> **What you are asked to do**
The listing below begins with the first line you should copy; stop after the line containing "2.6,3.2,2.5,3.5];", and drop every picture.

> **Data lines**
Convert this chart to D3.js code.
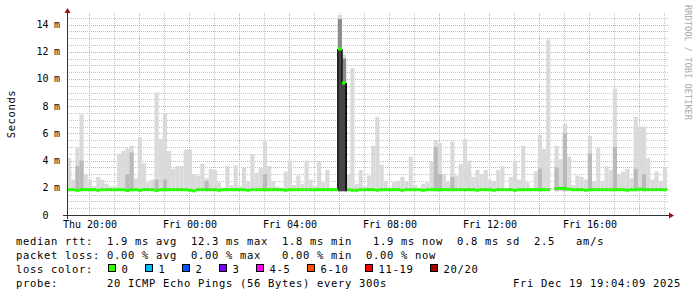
<!DOCTYPE html>
<html>
<head>
<meta charset="utf-8">
<script src="https://cdn.jsdelivr.net/npm/d3@7"></script>
<style>
  body{margin:0;background:#fff;}
  svg{display:block;}
  text{font-family:"DejaVu Sans Mono",monospace;white-space:pre;}
</style>
</head>
<body>
<div id="canvas"></div>
<script>
//smokeping data, one value every 10 minutes (milliseconds)
var smokeMax = [4.2,2.6,5.0,7.4,3.0,2.6,2.1,2.8,2.6,2.3,
    2.1,2.1,4.5,4.7,4.9,5.1,2.7,5.7,3.8,2.4,
    2.6,9.0,5.6,7.5,4.7,3.4,3.6,3.6,4.8,4.8,
    3.0,2.9,3.75,2.7,3.4,3.3,2.4,2.0,3.6,2.2,
    3.65,2.1,3.5,2.5,4.45,3.1,3.5,5.4,3.6,2.5,
    2.1,2.0,3.2,4.0,2.2,2.9,2.3,4.0,2.6,2.1,
    3.9,2.4,3.3,2.0,2.0,14.7,11.8,3.0,10.8,2.3,
    3.3,2.1,2.9,5.1,7.2,3.7,2.5,2.0,2.4,2.5,
    2.8,2.5,4.3,2.2,2.0,2.3,2.4,3.9,5.5,5.3,
    3.0,2.5,5.4,2.9,3.75,5.6,4.0,2.8,3.3,3.0,
    3.3,2.6,2.5,3.3,3.6,2.0,2.8,4.0,2.6,5.1,
    2.4,2.0,3.2,5.9,4.85,12.9,null,5.1,4.1,6.7,
    4.3,2.2,2.9,2.8,2.6,5.8,2.5,4.9,2.5,3.6,
    3.3,9.3,3.0,3.2,3.4,2.7,7.2,6.5,6.5,4.2,
    2.6,3.2,2.5,3.5];

var median = [1.86,1.86,1.82,1.86,1.86,1.86,1.86,1.82,1.86,1.86,
    1.86,1.86,1.86,1.86,1.8,1.86,1.86,1.82,1.86,1.86,
    1.86,1.8,1.86,1.86,1.86,1.86,1.86,1.86,1.86,1.82,
    1.78,1.86,1.86,1.86,1.86,1.86,1.82,1.86,1.86,1.86,
    1.86,1.86,1.86,1.82,1.86,1.86,1.86,1.86,1.86,1.86,
    1.86,1.86,1.82,1.86,1.86,1.86,1.86,1.86,1.86,1.86,
    1.86,1.86,1.86,1.86,1.86,12.2,9.7,1.86,1.82,1.82,
    1.86,1.86,1.86,1.86,1.82,1.86,1.86,1.86,1.86,1.86,
    1.82,1.86,1.86,1.86,1.86,1.82,1.86,1.86,1.86,1.86,
    1.86,1.86,1.86,1.86,1.86,1.86,1.86,1.86,1.82,1.86,
    1.86,1.86,1.82,1.86,1.86,1.86,1.86,1.82,1.86,1.86,
    1.86,1.86,1.86,1.86,1.86,1.86,null,1.95,1.95,1.95,
    1.9,1.86,1.86,1.86,1.82,1.86,1.86,1.86,1.86,1.86,
    1.86,1.86,1.86,1.86,1.82,1.86,1.86,1.9,1.86,1.86,
    1.86,1.86,1.86,1.86];

//denser smoke (darker grey)
var midBins = [2,3,14,15,21,23,33,47,88,89,92,113,117,119,125,131,136,138];
var midVals = [3.6,4.0,3.0,4.6,2.6,2.6,2.5,3.0,5.0,3.0,2.8,3.4,3.5,6.0,4.5,5.0,3.4,3.0];
//the spike around 05:00
var spikeBins = [65,66];
var spikeGrey = [14.4,11.5];
var spikeDark = [12.2,9.7];

var yTicks = [0,2,4,6,8,10,12,14];

var lossLabels = ['0','1','2','3','4-5','6-10','11-19','20/20'];
var lossColors = ['#26ff00','#00b8ff','#0059ff','#7b00ff','#ff00ee','#ff5500','#ff0000','#a10000'];

var legendLines = [
    'median rtt:  1.9 ms avg  12.3 ms max  1.8 ms min   1.9 ms now  0.8 ms sd  2.5   am/s',
    'packet loss: 0.00 % avg  0.00 % max   0.00 % min  0.00 % now'
];

var W = 697, H = 297;
var m = {t:15,r:30,b:82,l:67};
var w = W - m.l - m.r, h = H - m.t - m.b;

var svg = d3.select('#canvas')
    .append('svg')
    .attr('width',W)
    .attr('height',H);

var t0 = new Date(2025,11,18,19,7,12),
    t1 = new Date(2025,11,19,19,7,12);
var step = 10*60*1000;

var ScaleX = d3.scaleTime().domain([t0,t1]).range([m.l, m.l+w]);
var ScaleY = d3.scaleLinear().domain([0,14.7]).range([m.t+h, m.t]);

function binStart(i){ return ScaleX(new Date(t0.getTime()+i*step)); }
function binEnd(i){ return ScaleX(new Date(t0.getTime()+(i+1)*step)); }

//grid
var grid = svg.append('g').attr('class','grid');
var minorY = d3.range(0.5,14.7,0.5).filter(function(v){return v%2!==0;});
grid.selectAll('.hminor').data(minorY).enter().append('line')
    .attr('x1',m.l).attr('x2',m.l+w+1)
    .attr('y1',function(d){return Math.round(ScaleY(d))+0.5;})
    .attr('y2',function(d){return Math.round(ScaleY(d))+0.5;})
    .attr('stroke','#c4c4c4').attr('stroke-dasharray','1,1');
var minorX = ScaleX.ticks(d3.timeHour.every(1)).filter(function(d){return d.getHours()%2!==0;});
grid.selectAll('.vminor').data(minorX).enter().append('line')
    .attr('x1',function(d){return Math.round(ScaleX(d))+0.5;})
    .attr('x2',function(d){return Math.round(ScaleX(d))+0.5;})
    .attr('y1',m.t-2).attr('y2',m.t+h)
    .attr('stroke','#c4c4c4').attr('stroke-dasharray','1,1');
grid.selectAll('.hmajor').data(yTicks.slice(1)).enter().append('line')
    .attr('x1',m.l).attr('x2',m.l+w+1)
    .attr('y1',function(d){return Math.round(ScaleY(d))+0.5;})
    .attr('y2',function(d){return Math.round(ScaleY(d))+0.5;})
    .attr('stroke','#e8a0a0').attr('stroke-dasharray','1,1');
var majorX = ScaleX.ticks(d3.timeHour.every(2));
grid.selectAll('.vmajor').data(majorX).enter().append('line')
    .attr('x1',function(d){return Math.round(ScaleX(d))+0.5;})
    .attr('x2',function(d){return Math.round(ScaleX(d))+0.5;})
    .attr('y1',m.t-2).attr('y2',m.t+h)
    .attr('stroke','#e8a0a0').attr('stroke-dasharray','1,1');

//smoke
var base = 1.75;
var plot = svg.append('g');
function bar(i,v,col){
    plot.append('rect')
        .attr('x',binStart(i))
        .attr('width',binEnd(i)-binStart(i))
        .attr('y',ScaleY(v))
        .attr('height',ScaleY(base)-ScaleY(v))
        .attr('fill',col);
}
smokeMax.forEach(function(v,i){
    if(v!==null) bar(i,v,'#dadada');
});
midBins.forEach(function(b,k){ bar(b,midVals[k],'#bababa'); });
spikeBins.forEach(function(b,k){
    bar(b,spikeGrey[k],'#8c8c8c');
    bar(b,spikeDark[k],'#464646');
});

//median, vertical jumps in black, steps in loss colour
median.forEach(function(v,i){
    if(v===null) return;
    var prev = median[i-1];
    if(prev!=null && Math.abs(prev-v)>1){
        plot.append('line')
            .attr('x1',binStart(i)).attr('x2',binStart(i))
            .attr('y1',ScaleY(prev)).attr('y2',ScaleY(v))
            .attr('stroke','#111').attr('stroke-width',1.5);
    }
});
median.forEach(function(v,i){
    if(v===null) return;
    plot.append('line')
        .attr('x1',binStart(i)).attr('x2',binEnd(i))
        .attr('y1',ScaleY(v)).attr('y2',ScaleY(v))
        .attr('stroke',lossColors[0]).attr('stroke-width',3);
});
//closing edge of the spike
plot.append('line')
    .attr('x1',binEnd(66)).attr('x2',binEnd(66))
    .attr('y1',ScaleY(median[66])).attr('y2',ScaleY(base))
    .attr('stroke','#111').attr('stroke-width',1.5);

//axes
var axisCol = '#333';
svg.append('line').attr('x1',m.l-4).attr('x2',m.l+w+3)
    .attr('y1',m.t+h+0.5).attr('y2',m.t+h+0.5).attr('stroke',axisCol);
svg.append('line').attr('x1',m.l+0.5).attr('x2',m.l+0.5)
    .attr('y1',m.t-3).attr('y2',m.t+h+4).attr('stroke',axisCol);
svg.append('path').attr('d','M'+(m.l+w+2)+','+(m.t+h-2.5)+'L'+(m.l+w+7)+','+(m.t+h+0.5)+'L'+(m.l+w+2)+','+(m.t+h+3.5)+'Z')
    .attr('fill','#9a1010');
svg.append('path').attr('d','M'+(m.l-2.5)+','+(m.t-2)+'L'+(m.l+0.5)+','+(m.t-7)+'L'+(m.l+3.5)+','+(m.t-2)+'Z')
    .attr('fill','#9a1010');

//x labels
svg.selectAll('.xlab').data(ScaleX.ticks(d3.timeHour.every(4))).enter().append('text')
    .attr('x',function(d){return ScaleX(d)+1;})
    .attr('y',227.5)
    .attr('text-anchor','middle')
    .attr('font-size',10)
    .attr('fill','#000')
    .text(d3.timeFormat('%a %H:%M'));

//y labels
svg.selectAll('.ylab').data(yTicks).enter().append('text')
    .attr('x',48.5)
    .attr('y',function(d){return ScaleY(d)+3.5;})
    .attr('text-anchor','end')
    .attr('font-size',10)
    .text(function(d){return d;});
svg.selectAll('.yunit').data(yTicks.slice(1)).enter().append('text')
    .attr('x',54)
    .attr('y',function(d){return ScaleY(d)+3.5;})
    .attr('font-size',10)
    .text('m');

svg.append('text')
    .attr('transform','translate(15,114) rotate(-90)')
    .attr('text-anchor','middle')
    .attr('font-size',10.5)
    .attr('letter-spacing',0.6)
    .text('Seconds');

svg.append('text')
    .attr('transform','translate(684.5,5) rotate(90)')
    .attr('font-size',8.7)
    .attr('fill','#aaa')
    .text('RRDTOOL / TOBI OETIKER');

//legend, monospace columns of 7px
var charW = 7;
var lg = svg.append('g').attr('font-size',10.5).attr('letter-spacing',0.68);
var baseY = [244.5,258.8,272.8,286.8];
legendLines.forEach(function(s,i){
    lg.append('text').attr('x',16).attr('y',baseY[i]).text(s);
});
lg.append('text').attr('x',16).attr('y',baseY[2]).text('loss color:');
var bx = 108;
lossLabels.forEach(function(l,i){
    lg.append('rect').attr('x',bx+0.5).attr('y',264.5).attr('width',7).attr('height',7)
        .attr('fill',lossColors[i]).attr('stroke','#000');
    lg.append('text').attr('x',bx+13.5).attr('y',baseY[2]).text(l);
    bx = bx + 13.5 + l.length*charW + 16.5;
});
lg.append('text').attr('x',16).attr('y',baseY[3]).text('probe:');
lg.append('text').attr('x',16+13*charW).attr('y',baseY[3]).text('20 ICMP Echo Pings (56 Bytes) every 300s');
lg.append('text').attr('x',16+71*charW).attr('y',baseY[3]).text('Fri Dec 19 19:04:09 2025');
</script>
</body>
</html>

> **Output below**
Convert this chart to D3.js code.
<!DOCTYPE html>
<html>
<head>
<meta charset="utf-8">
<script src="https://cdn.jsdelivr.net/npm/d3@7"></script>
<style>
  body{margin:0;background:#fff;}
  svg{display:block;}
  text{font-family:"DejaVu Sans Mono",monospace;white-space:pre;}
</style>
</head>
<body>
<div id="canvas"></div>
<script>
//smokeping data, one value every 10 minutes (milliseconds)
var smokeMax = [4.2,2.6,5.0,7.4,3.0,2.6,2.1,2.8,2.6,2.3,
    2.1,2.1,4.5,4.7,4.9,5.1,2.7,5.7,3.8,2.4,
    2.6,9.0,5.6,7.5,4.7,3.4,3.6,3.6,4.8,4.8,
    3.0,2.9,3.75,2.7,3.4,3.3,2.4,2.0,3.6,2.2,
    3.65,2.1,3.5,2.5,4.45,3.1,3.5,5.4,3.6,2.5,
    2.1,2.0,3.2,4.0,2.2,2.9,2.3,4.0,2.6,2.1,
    3.9,2.4,3.3,2.0,2.0,14.7,11.8,3.0,10.8,2.3,
    3.3,2.1,2.9,5.1,7.2,3.7,2.5,2.0,2.4,2.5,
    2.8,2.5,4.3,2.2,2.0,2.3,2.4,3.9,5.5,5.3,
    3.0,2.5,5.4,2.9,3.75,5.6,4.0,2.8,3.3,3.0,
    3.3,2.6,2.5,3.3,3.6,2.0,2.8,4.0,2.6,5.1,
    2.4,2.0,3.2,5.9,4.85,12.9,null,5.1,4.1,6.7,
    4.3,2.2,2.9,2.8,2.6,5.8,2.5,4.9,2.5,3.6,
    3.3,9.3,3.0,3.2,3.4,2.7,7.2,6.5,6.5,4.2,
    2.6,3.2,2.5,3.5];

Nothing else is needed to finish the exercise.